The lullabies of Baloch mothers “are the only source of history lesson for the new generation” of their people, according to prominent Baloch freedom movement activist Mazdak Dilshad Baloch, who was recently in New Delhi.
The issue of manipulated history in text books was also raised in the Pakistan Parliament earlier this year, after the 12th standard sociology books defined Baloch as “uncivilised people who engage in murder and looting”.
He said most of the Baloch leaders and intellectuals are either dead, underground or have fled Pakistan fearing for their life.
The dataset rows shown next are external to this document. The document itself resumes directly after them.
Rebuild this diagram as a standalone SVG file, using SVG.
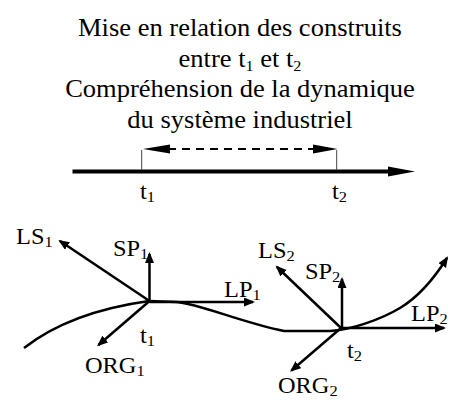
<svg xmlns="http://www.w3.org/2000/svg" width="451" height="400" viewBox="0 0 451 400">
  <style>
    text { font-family: "Liberation Serif", "Times New Roman", serif; fill: #000; }
    .title { font-size: 25.5px; text-anchor: middle; }
    .lbl { font-size: 23px; }
    .sub { font-size: 15.5px; }
    .vec { stroke: #000; stroke-width: 2.5; fill: none; marker-end: url(#head); }
    .tick { stroke: #444; stroke-width: 1; }
  </style>
  <defs>
    <marker id="head" markerUnits="userSpaceOnUse" markerWidth="12" markerHeight="10" refX="9" refY="4.5" orient="auto" viewBox="0 0 12 10">
      <path d="M0,0 L11,4.5 L0,9 z" fill="#000"/>
    </marker>
  </defs>

  <!-- heading -->
  <g id="title" transform="translate(240,0) scale(1.04,1)">
    <text class="title" x="0" y="36">Mise en relation des construits</text>
    <text class="title" x="0" y="67">entre t<tspan class="sub" dy="4">1</tspan><tspan dy="-4"> et t</tspan><tspan class="sub" dy="4">2</tspan></text>
    <text class="title" x="0" y="97.5">Compréhension de la dynamique</text>
    <text class="title" x="0" y="128">du système industriel</text>
  </g>

  <!-- time axis with the t1..t2 interval -->
  <g id="timeline">
    <line x1="72.5" y1="171.5" x2="392" y2="171.5" stroke="#000" stroke-width="4"/>
    <polygon points="388,166.5 415,171.5 388,176.5" fill="#000"/>
    <line class="tick" x1="141.7" y1="150" x2="141.7" y2="170"/>
    <line class="tick" x1="336.7" y1="150" x2="336.7" y2="170"/>
    <line x1="168" y1="149" x2="314" y2="149" stroke="#000" stroke-width="2.2" stroke-dasharray="8 6"/>
    <polygon points="143,149 170,144.5 170,153.5" fill="#000"/>
    <polygon points="337.5,149 313,144.5 313,153.5" fill="#000"/>
    <text class="lbl" transform="translate(140,199) scale(1.06,1)">t<tspan class="sub" dy="3">1</tspan></text>
    <text class="lbl" transform="translate(332,199) scale(1.06,1)">t<tspan class="sub" dy="3">2</tspan></text>
  </g>

  <!-- state at t1 -->
  <g id="state-t1">
    <text class="lbl" transform="translate(16,244) scale(1.06,1)">LS<tspan class="sub" dy="3">1</tspan></text>
    <text class="lbl" transform="translate(113,256) scale(1.06,1)">SP<tspan class="sub" dy="3">1</tspan></text>
    <text class="lbl" transform="translate(224,297) scale(1.06,1)">LP<tspan class="sub" dy="3">1</tspan></text>
    <text class="lbl" transform="translate(140,343) scale(1.06,1)">t<tspan class="sub" dy="3">1</tspan></text>
    <text class="lbl" transform="translate(85,373) scale(1.06,1)">ORG<tspan class="sub" dy="3">1</tspan></text>
  </g>

  <!-- state at t2 -->
  <g id="state-t2">
    <text class="lbl" transform="translate(258,258) scale(1.06,1)">LS<tspan class="sub" dy="3">2</tspan></text>
    <text class="lbl" transform="translate(305,279) scale(1.06,1)">SP<tspan class="sub" dy="3">2</tspan></text>
    <text class="lbl" transform="translate(411,321) scale(1.06,1)">LP<tspan class="sub" dy="3">2</tspan></text>
    <text class="lbl" transform="translate(347,358) scale(1.06,1)">t<tspan class="sub" dy="3">2</tspan></text>
    <text class="lbl" transform="translate(278,393) scale(1.06,1)">ORG<tspan class="sub" dy="3">2</tspan></text>
  </g>

  <!-- trajectory and construct vectors -->
  <g id="connectors">
    <path class="vec" d="M24,348 Q70,312 149,301 L177,302 C200,304 240,322 284,331 L330,331 C350,330 380,320 400,308 C415,299 430,285 447,258"/>
    <line class="vec" x1="149.5" y1="301" x2="149.5" y2="254"/>
    <line class="vec" x1="149.5" y1="301" x2="60" y2="241"/>
    <line class="vec" x1="149.5" y1="302" x2="253" y2="302"/>
    <line class="vec" x1="149.5" y1="301" x2="98.5" y2="345"/>
    <line class="vec" x1="342" y1="328" x2="342" y2="279"/>
    <line class="vec" x1="341" y1="328" x2="277" y2="267"/>
    <line class="vec" x1="341" y1="328" x2="444" y2="328"/>
    <line class="vec" x1="341" y1="328" x2="291.5" y2="370.5"/>
  </g>
</svg>
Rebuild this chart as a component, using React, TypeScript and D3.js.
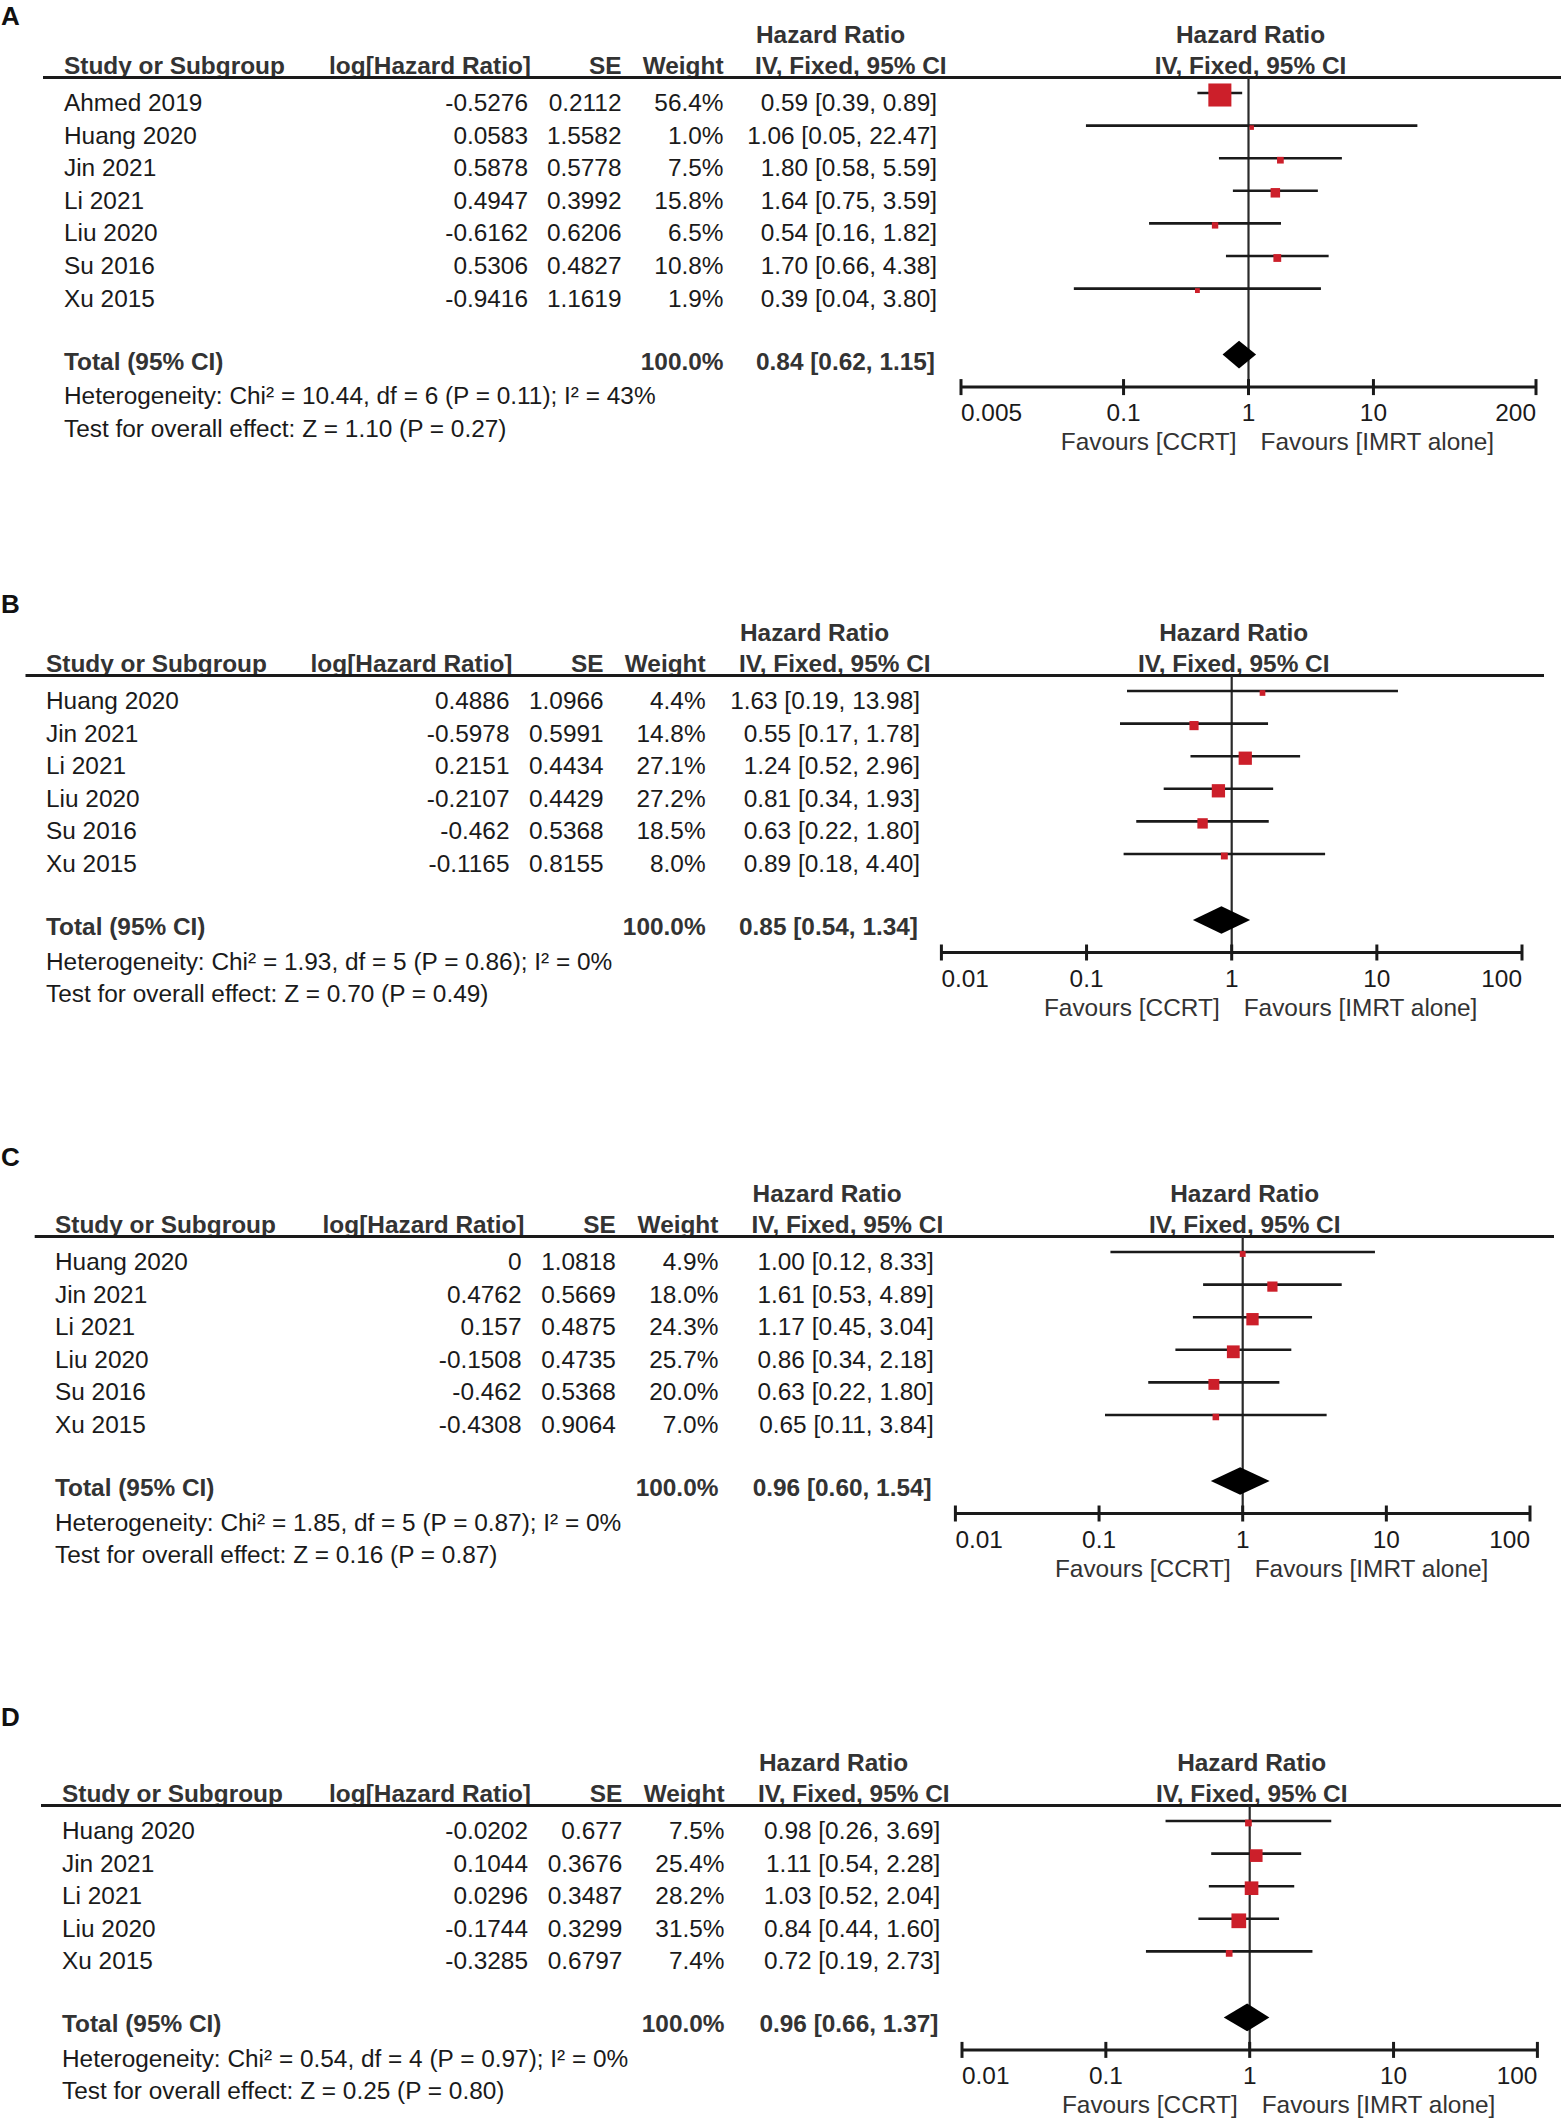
import * as d3 from "d3";

// ---- data ----
const studiesA = ["Ahmed 2019", "Huang 2020", "Jin 2021", "Li 2021", "Liu 2020", "Su 2016", "Xu 2015"];
const logHrA = [-0.5276, 0.0583, 0.5878, 0.4947, -0.6162, 0.5306, -0.9416];
const seA = [0.2112, 1.5582, 0.5778, 0.3992, 0.6206, 0.4827, 1.1619];
const weightA = [56.4, 1.0, 7.5, 15.8, 6.5, 10.8, 1.9];
const hrA = [0.59, 1.06, 1.8, 1.64, 0.54, 1.7, 0.39];
const lowA = [0.39, 0.05, 0.58, 0.75, 0.16, 0.66, 0.04];
const highA = [0.89, 22.47, 5.59, 3.59, 1.82, 4.38, 3.8];
const totalA = [0.84, 0.62, 1.15];
const hetA = "Heterogeneity: Chi² = 10.44, df = 6 (P = 0.11); I² = 43%";
const testA = "Test for overall effect: Z = 1.10 (P = 0.27)";

const studiesB = ["Huang 2020", "Jin 2021", "Li 2021", "Liu 2020", "Su 2016", "Xu 2015"];
const logHrB = [0.4886, -0.5978, 0.2151, -0.2107, -0.462, -0.1165];
const seB = [1.0966, 0.5991, 0.4434, 0.4429, 0.5368, 0.8155];
const weightB = [4.4, 14.8, 27.1, 27.2, 18.5, 8.0];
const hrB = [1.63, 0.55, 1.24, 0.81, 0.63, 0.89];
const lowB = [0.19, 0.17, 0.52, 0.34, 0.22, 0.18];
const highB = [13.98, 1.78, 2.96, 1.93, 1.8, 4.4];
const totalB = [0.85, 0.54, 1.34];
const hetB = "Heterogeneity: Chi² = 1.93, df = 5 (P = 0.86); I² = 0%";
const testB = "Test for overall effect: Z = 0.70 (P = 0.49)";

const studiesC = ["Huang 2020", "Jin 2021", "Li 2021", "Liu 2020", "Su 2016", "Xu 2015"];
const logHrC = [0, 0.4762, 0.157, -0.1508, -0.462, -0.4308];
const seC = [1.0818, 0.5669, 0.4875, 0.4735, 0.5368, 0.9064];
const weightC = [4.9, 18.0, 24.3, 25.7, 20.0, 7.0];
const hrC = [1.0, 1.61, 1.17, 0.86, 0.63, 0.65];
const lowC = [0.12, 0.53, 0.45, 0.34, 0.22, 0.11];
const highC = [8.33, 4.89, 3.04, 2.18, 1.8, 3.84];
const totalC = [0.96, 0.6, 1.54];
const hetC = "Heterogeneity: Chi² = 1.85, df = 5 (P = 0.87); I² = 0%";
const testC = "Test for overall effect: Z = 0.16 (P = 0.87)";

const studiesD = ["Huang 2020", "Jin 2021", "Li 2021", "Liu 2020", "Xu 2015"];
const logHrD = [-0.0202, 0.1044, 0.0296, -0.1744, -0.3285];
const seD = [0.677, 0.3676, 0.3487, 0.3299, 0.6797];
const weightD = [7.5, 25.4, 28.2, 31.5, 7.4];
const hrD = [0.98, 1.11, 1.03, 0.84, 0.72];
const lowD = [0.26, 0.54, 0.52, 0.44, 0.19];
const highD = [3.69, 2.28, 2.04, 1.6, 2.73];
const totalD = [0.96, 0.66, 1.37];
const hetD = "Heterogeneity: Chi² = 0.54, df = 4 (P = 0.97); I² = 0%";
const testD = "Test for overall effect: Z = 0.25 (P = 0.80)";

const ticksA = [0.005, 0.1, 1, 10, 200];
const ticksBCD = [0.01, 0.1, 1, 10, 100];

const W = 1561;
const H = 2118;
const FONT = "'Liberation Sans', Arial, Helvetica, sans-serif";
const RED = "#cc1f2a";
const INK = "#1a1a1a";
const HEAD = "#333";

// where each panel sits on the page
const layouts = [
  { letter: "A", letterY: 25, lineY: 77.5, lineX0: 43, lineX1: 1561, studyX: 64, logX: 528, seX: 621.5, wX: 723.5, ciHdrX: 756, ciX: 937, plotX0: 961, plotX1: 1536 },
  { letter: "B", letterY: 613, lineY: 675.5, lineX0: 25.5, lineX1: 1544, studyX: 46, logX: 509.5, seX: 603.6, wX: 705.6, ciHdrX: 740, ciX: 920, plotX0: 941.4, plotX1: 1522 },
  { letter: "C", letterY: 1166, lineY: 1236.5, lineX0: 34.7, lineX1: 1554, studyX: 55, logX: 521.5, seX: 615.8, wX: 718.4, ciHdrX: 752.6, ciX: 933.7, plotX0: 955.4, plotX1: 1530 },
  { letter: "D", letterY: 1726, lineY: 1805.5, lineX0: 41, lineX1: 1561, studyX: 62, logX: 528, seX: 622.4, wX: 724.5, ciHdrX: 759, ciX: 940.4, plotX0: 962, plotX1: 1537.4 },
];

const panels = [
  { studies: studiesA, logHr: logHrA, se: seA, weight: weightA, hr: hrA, low: lowA, high: highA, total: totalA, het: hetA, test: testA, ticks: ticksA },
  { studies: studiesB, logHr: logHrB, se: seB, weight: weightB, hr: hrB, low: lowB, high: highB, total: totalB, het: hetB, test: testB, ticks: ticksBCD },
  { studies: studiesC, logHr: logHrC, se: seC, weight: weightC, hr: hrC, low: lowC, high: highC, total: totalC, het: hetC, test: testC, ticks: ticksBCD },
  { studies: studiesD, logHr: logHrD, se: seD, weight: weightD, hr: hrD, low: lowD, high: highD, total: totalD, het: hetD, test: testD, ticks: ticksBCD },
];

const ROW = 32.6;
const size = d3.scaleLinear().domain([0, 100]).range([4.2, 37.6]);
const ci = (h: number, l: number, u: number) => `${h.toFixed(2)} [${l.toFixed(2)}, ${u.toFixed(2)}]`;

function Forest({ p, L }: { p: (typeof panels)[number]; L: (typeof layouts)[number] }) {
  const x = d3.scaleLog().domain([p.ticks[0], p.ticks[p.ticks.length - 1]]).range([L.plotX0, L.plotX1]);
  const x1 = x(1);
  const rowY = (i: number) => L.lineY + 33.5 + i * ROW;
  const totalY = rowY(p.studies.length - 1) + 63;
  const axisY = totalY + 17.5;
  const hdr2 = L.lineY - 3.5;
  const hdr1 = hdr2 - 31.5;
  const [th, tl, tu] = p.total;
  const dy = totalY - 15;
  const dh = 13.8;

  return (
    <g fontFamily={FONT} fontSize={24.4}>
      <text x={1} y={L.letterY} fontSize={26} fontWeight="bold" fill="#111">{L.letter}</text>

      {/* headers */}
      <g fontWeight="bold" fill={HEAD}>
        <text x={L.ciHdrX} y={hdr1}>Hazard Ratio</text>
        <text x={x1 + 2} y={hdr1} textAnchor="middle">Hazard Ratio</text>
        <text x={L.studyX} y={hdr2}>Study or Subgroup</text>
        <text x={L.logX + 3} y={hdr2} textAnchor="end">log[Hazard Ratio]</text>
        <text x={L.seX} y={hdr2} textAnchor="end">SE</text>
        <text x={L.wX} y={hdr2} textAnchor="end">Weight</text>
        <text x={L.ciHdrX - 1} y={hdr2}>IV, Fixed, 95% CI</text>
        <text x={x1 + 2} y={hdr2} textAnchor="middle">IV, Fixed, 95% CI</text>
      </g>
      <line x1={L.lineX0} x2={L.lineX1} y1={L.lineY} y2={L.lineY} stroke={INK} strokeWidth={3} />

      {/* null line */}
      <line x1={x1} x2={x1} y1={L.lineY} y2={axisY} stroke="#2a2a2a" strokeWidth={2.2} />

      {/* study rows */}
      {p.studies.map((s, i) => {
        const y = rowY(i);
        const cy = y - 18;
        const sz = size(p.weight[i]);
        return (
          <g key={s}>
            <text x={L.studyX} y={y} fill={INK}>{s}</text>
            <text x={L.logX} y={y} textAnchor="end" fill={INK}>{String(p.logHr[i])}</text>
            <text x={L.seX} y={y} textAnchor="end" fill={INK}>{String(p.se[i])}</text>
            <text x={L.wX} y={y} textAnchor="end" fill={INK}>{p.weight[i].toFixed(1)}%</text>
            <text x={L.ciX} y={y} textAnchor="end" fill={INK}>{ci(p.hr[i], p.low[i], p.high[i])}</text>
            <line x1={x(p.low[i])} x2={x(p.high[i])} y1={cy} y2={cy} stroke={INK} strokeWidth={2.6} />
            <rect x={x(p.hr[i]) - sz / 2} y={cy + 2 - sz / 2} width={sz} height={sz} fill={RED} />
          </g>
        );
      })}

      {/* total */}
      <g fontWeight="bold" fill={HEAD}>
        <text x={L.studyX} y={totalY}>Total (95% CI)</text>
        <text x={L.wX} y={totalY} textAnchor="end">100.0%</text>
        <text x={L.ciX - 2} y={totalY} textAnchor="end">{ci(th, tl, tu)}</text>
      </g>
      <polygon
        points={[[x(tl), dy], [x(th), dy - dh], [x(tu), dy], [x(th), dy + dh]].map((q) => q.join(",")).join(" ")}
        fill="#000"
      />
      <text x={L.studyX} y={totalY + 34.5} fill={INK}>{p.het}</text>
      <text x={L.studyX} y={totalY + 67} fill={INK}>{p.test}</text>

      {/* axis */}
      <line x1={L.plotX0} x2={L.plotX1} y1={axisY} y2={axisY} stroke={INK} strokeWidth={3} />
      {p.ticks.map((t, k) => (
        <g key={t}>
          <line x1={x(t)} x2={x(t)} y1={axisY - 8} y2={axisY + 8} stroke={INK} strokeWidth={3} />
          <text
            x={x(t)}
            y={axisY + 34}
            fill={INK}
            textAnchor={k === 0 ? "start" : k === p.ticks.length - 1 ? "end" : "middle"}
          >
            {String(t)}
          </text>
        </g>
      ))}
      <text x={x1 - 12} y={axisY + 63} textAnchor="end" fill={HEAD}>Favours [CCRT]</text>
      <text x={x1 + 12} y={axisY + 63} fill={HEAD}>Favours [IMRT alone]</text>
    </g>
  );
}

export default function App() {
  return (
    <svg
      width={W}
      height={H}
      viewBox={`0 0 ${W} ${H}`}
      style={{ position: "absolute", left: 0, top: 0, background: "#fff" }}
    >
      <rect width={W} height={H} fill="#fff" />
      {panels.map((p, i) => (
        <Forest key={i} p={p} L={layouts[i]} />
      ))}
    </svg>
  );
}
Terming the Pakistani media a “puppet” and Pakistan an “artificial nation”, the young activist who was in Delhi to garner support of Indians for Baloch people, said:
“They teach us about Ahmed Shah Abdali. He was a great person in history and should be celebrated by Afghans. We have nothing to do with him, Sher Shah Suri, Mahmood Gaznavi or Mughals. You can’t just snatch someone else’s history and make it your own.”
“We have our own history, culture and lifestyle. You can see our clothes and carpets - they have the same pattern and geometry as were in Mehergarh (an ancient site in Balochistan). Our historic finger prints are still intact. Our culture and language is never dying and we will not let Pakistan take it from us,” Mazdak said.
He also speaks of Hindu shrines in Balochistan including the famed Hinglaj or Nani Mandir.
“All around the world mothers would tell their children a fairy tale. But a Baloch mother while putting her child to sleep tells about how the forefathers got this land, this is how they fought and got martyred. So, this is how the children there are brought up. This is how a sense of sovereignty is inherited in their blood,” he explained.
Asked why he opposes the China Pakistan Economic Corridor (CPEC), a project that allows China to access the Gwadar Port in Balochistan from its western province of Xinjiang, the activist in exile called it “a conspiracy to loot our resources”.
Mazdak also added:
Saying that while they want to nurture a free Balochistan as a “democratic”, “secular” and “gender-balanced” nation, Mazdak calls Pakistan an “artificial country”.